In dealing with Turkey, all of this makes life difficult. As I reported some time ago, the monitoring of big exporters such as Hatsan can place an administrative burden that smaller suppliers find difficult to carry. Arrest and detention of executives, while not commonplace, is encountered.
The simplistic ‘matching’ of invoices to payments, without accounting for product failure and credits, can make transactions very difficult. On the other side of the coin, Turkish suppliers offer better and better quality, and the continued slide of their currency makes the dollar or euro billings for their products increasingly attractive to them.
What all UK customers should consider are the pros and cons of now dealing with Turkey. The biggest worry is the uncontrolled growth and inflation in Turkey. Funding increased production continues to be a worry for some suppliers. Despite inflation and the low value of the lira, some inputs can keep pace with the increased margin that dollar-euro pricing offers, particularly in petrol/diesel and freight costs. Getting bank loans and capital can constrain growth and, overtrading can lead to failure.

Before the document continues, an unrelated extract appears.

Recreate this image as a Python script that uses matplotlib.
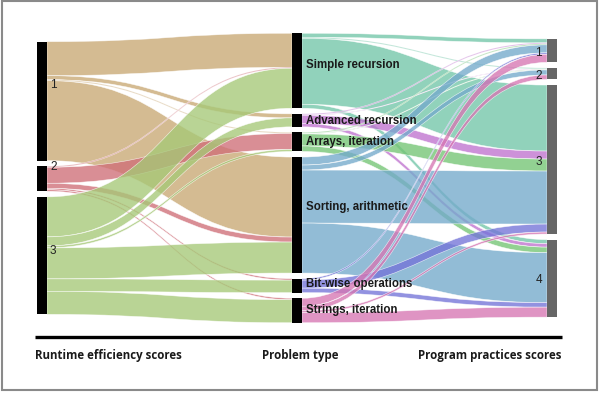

On the other hand; the quality of the moly- chrome steel used in actions and the quality of barrel-making has meant quality products are more common. You don’t need any more proof of this than to see ‘Made in Italy’ stamped on product assemblies going to Italy to be finished and shipped.
Also, plastic injection moulding has come on leaps and bounds in Turkey. On the back of a thriving car industry, the sporting gun industry has benefited.
It is positive that Turkey is a member of the EU customs union. For a while at least, this makes the process of importing from Turkey a simpler task.
Lastly, I have found Turkish partners to be some of the best suppliers. If you don’t break your word, they won’t let you down, but be sure you know what you’ve promised because they will remember and expect you to perform too. Turkey has much to recommend it.